NDOT recognized the need for a streamlined workflow and common interface solutions. The GIS-centric application that was selected works to simplify data integration and the transformation between databases, file systems of legacy systems using the latest collaboration and web technologies. The system is designed to take advantage of work done by the GIS section and to create a historical road network showing most of the system changes over time. This will allow users to perform queries and receive results for a specific place or time. Various documents and contract plans in the EDMS will then be linked with GIS to facilitate work processes. The EDMS portion alone is expected to save hundreds of man hours each year in right of way and other divisions that need access to contract plans. The system will also integrate with NDOTs GIS/LRS, Public Lands Survey System data, video logging system, and their integrated financial system.
The system covers all facets of the right of way process, ranging from acquisition to property management permitting. With multi-user capabilities, the entire permit process can be tracked with standard reporting, customized reporting and ad hoc inquiry capabilities. A thorough and up-to-date status assessment can be provided with detailed date tracking from the initial funding estimate through the final certification, offering management the ability to track the entire process from the overall project status to the specific parcel level. In addition, repository capabilities allow the storage of transaction metadata to keep an audit trail of transactions that have been triggered and completed.

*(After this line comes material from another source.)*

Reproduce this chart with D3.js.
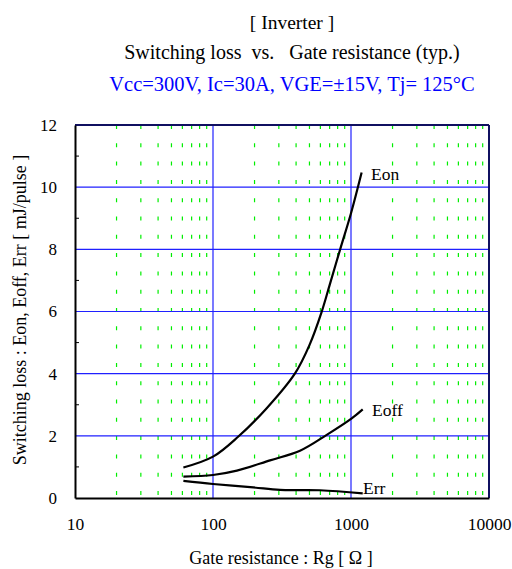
<!DOCTYPE html>
<html><head><meta charset="utf-8">
<script src="https://cdn.jsdelivr.net/npm/d3@7"></script>
<style>body{margin:0;background:#fff}svg{display:block}text{font-family:"Liberation Serif","Times New Roman",serif;white-space:pre}</style>
</head><body><div id="chart"></div>
<script>
const xTicks = [10, 100, 1000, 10000];
const yTicks = [0, 2, 4, 6, 8, 10, 12];
const eonRg  = [61, 100, 152, 245, 393, 500, 613, 700, 832, 1000, 1194];
const eonVal = [0.98, 1.33, 1.97, 2.89, 4.01, 4.92, 5.99, 6.85, 7.98, 9.16, 10.47];
const eoffRg  = [61, 100, 149, 259, 427, 667, 1012, 1216];
const eoffVal = [0.69, 0.74, 0.88, 1.21, 1.52, 2.03, 2.56, 2.85];
const errRg  = [61, 100, 196, 306, 596, 1216];
const errVal = [0.55, 0.45, 0.34, 0.26, 0.25, 0.15];
const seriesNames = ["Eon", "Eoff", "Err"];

const W = 512, H = 569;
const m = {left: 75, right: 23, top: 125, bottom: 71};
const svg = d3.select("#chart").append("svg").attr("width", W).attr("height", H);
const x = d3.scaleLog().domain([10, 10000]).range([m.left, W - m.right]);
const y = d3.scaleLinear().domain([0, 12]).range([H - m.bottom, m.top]);

// titles
svg.append("text").attr("x", 292).attr("y", 29).attr("text-anchor", "middle").attr("font-size", 19.5).text("[ Inverter ]");
svg.append("text").attr("x", 292).attr("y", 59).attr("text-anchor", "middle").attr("font-size", 20).text("Switching loss  vs.   Gate resistance (typ.)");
svg.append("text").attr("x", 292).attr("y", 91).attr("text-anchor", "middle").attr("font-size", 20.5).attr("fill", "#0000ff").text("Vcc=300V, Ic=30A, VGE=±15V, Tj= 125°C");

// minor green dashed verticals
const minors = [];
[10, 100, 1000].forEach(d => { for (let k = 2; k <= 9; k++) minors.push(d * k); });
svg.append("g").selectAll("line").data(minors).join("line")
  .attr("x1", d => x(d)).attr("x2", d => x(d))
  .attr("y1", y(12)).attr("y2", y(0))
  .attr("stroke", "#00ee00").attr("stroke-width", 1.2)
  .attr("stroke-dasharray", "4,14.3");

// blue grid
svg.append("g").selectAll("line").data([2, 4, 6, 8, 10]).join("line")
  .attr("x1", x(10)).attr("x2", x(10000)).attr("y1", d => y(d)).attr("y2", d => y(d))
  .attr("stroke", "#2020ff").attr("stroke-width", 1.2);
svg.append("g").selectAll("line").data([100, 1000]).join("line")
  .attr("x1", d => x(d)).attr("x2", d => x(d)).attr("y1", y(0)).attr("y2", y(12))
  .attr("stroke", "#2020ff").attr("stroke-width", 1.2);

// frame top/right
svg.append("line").attr("x1", x(10)).attr("x2", x(10000)).attr("y1", y(12)).attr("y2", y(12)).attr("stroke", "#101060").attr("stroke-width", 2);
svg.append("line").attr("x1", x(10000)).attr("x2", x(10000)).attr("y1", y(0)).attr("y2", y(12)).attr("stroke", "#101060").attr("stroke-width", 2);

// axes
const yAxis = d3.axisLeft(y).tickValues(yTicks).tickSize(0).tickPadding(18).tickFormat(d3.format("d"));
const gy = svg.append("g").attr("transform", `translate(${m.left},0)`).call(yAxis);
gy.select(".domain").attr("stroke", "#000").attr("stroke-width", 2);
gy.selectAll("text").attr("font-size", 17).attr("font-family", "Liberation Serif").attr("fill", "#000");
// minor y ticks inward
svg.append("g").selectAll("line").data([1, 3, 5, 7, 9, 11]).join("line")
  .attr("x1", m.left).attr("x2", m.left + 4).attr("y1", d => y(d)).attr("y2", d => y(d))
  .attr("stroke", "#000").attr("stroke-width", 1);

const xAxis = d3.axisBottom(x).tickValues(xTicks).tickSize(0).tickPadding(20).tickFormat(d3.format("d"));
const gx = svg.append("g").attr("transform", `translate(0,${H - m.bottom})`).call(xAxis);
gx.select(".domain").attr("stroke", "#000").attr("stroke-width", 2);
gx.selectAll("text").attr("font-size", 17.5).attr("font-family", "Liberation Serif").attr("fill", "#000");

// axis titles
svg.append("text").attr("x", 281).attr("y", 564).attr("text-anchor", "middle").attr("font-size", 18).text("Gate resistance : Rg [ Ω ]");
svg.append("text").attr("transform", "translate(26,310) rotate(-90)").attr("text-anchor", "middle").attr("font-size", 18).text("Switching loss : Eon, Eoff, Err [ mJ/pulse ]");

// curves
const series = [
  {name: seriesNames[0], rg: eonRg, v: eonVal, lx: 371, ly: 180},
  {name: seriesNames[1], rg: eoffRg, v: eoffVal, lx: 372, ly: 416},
  {name: seriesNames[2], rg: errRg, v: errVal, lx: 363, ly: 494}
];
const line = d3.line().x(d => x(d[0])).y(d => y(d[1])).curve(d3.curveCatmullRom.alpha(0.5));
series.forEach(s => {
  const pts = s.rg.map((r, i) => [r, s.v[i]]);
  svg.append("path").attr("d", line(pts)).attr("fill", "none").attr("stroke", "#000").attr("stroke-width", 2.2);
  svg.append("text").attr("x", s.lx).attr("y", s.ly).attr("font-size", 17.5).text(s.name);
});
</script></body></html>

While the IRWIN system will allow NDOT to reach its internal goals, the largest achievement of this system will be seen ultimately in the benefits provided to NDOT customers. With the ability to monitor permits, applications and fee payment status, customers will have easier access to timely information. Enhanced research capabilities and a strengthened communication platform will allow questions, problems and resolutions to be expedited.
The Next Generation
As the application of GIS integration continues to expand, the transportation industry can expect to experience unlimited advancements and radical changes in efficiency and capability. With the needs of the industry identified, the evolution has begun with the collection of normalized, accurate data and the consolidation of that data into a standard, aggregate system.
Previously, the parcel layer of data, which had always been particularly critical to the right of way process, was the most difficult data to obtain. Today, private companies are investing in the creation, collection and amassment of parcel data across the nation. The presence and increased accessibility of this data will have a profound impact on the transportation industry.
With the information collectively located and efficiently organized, the possibilities for extraction and analysis are boundless. The utilization of GIS integration will help streamline projects from the initial planning stages through the development phases. Agencies can make use of estimation tools, allowing thorough cost analysis based upon authentic, updated data. Timely reporting on a variety of factors and stipulations can be made quickly and accurately. The escalating role of GIS integration signals tremendous growth and remarkable possibilities for the future of the transportation industry.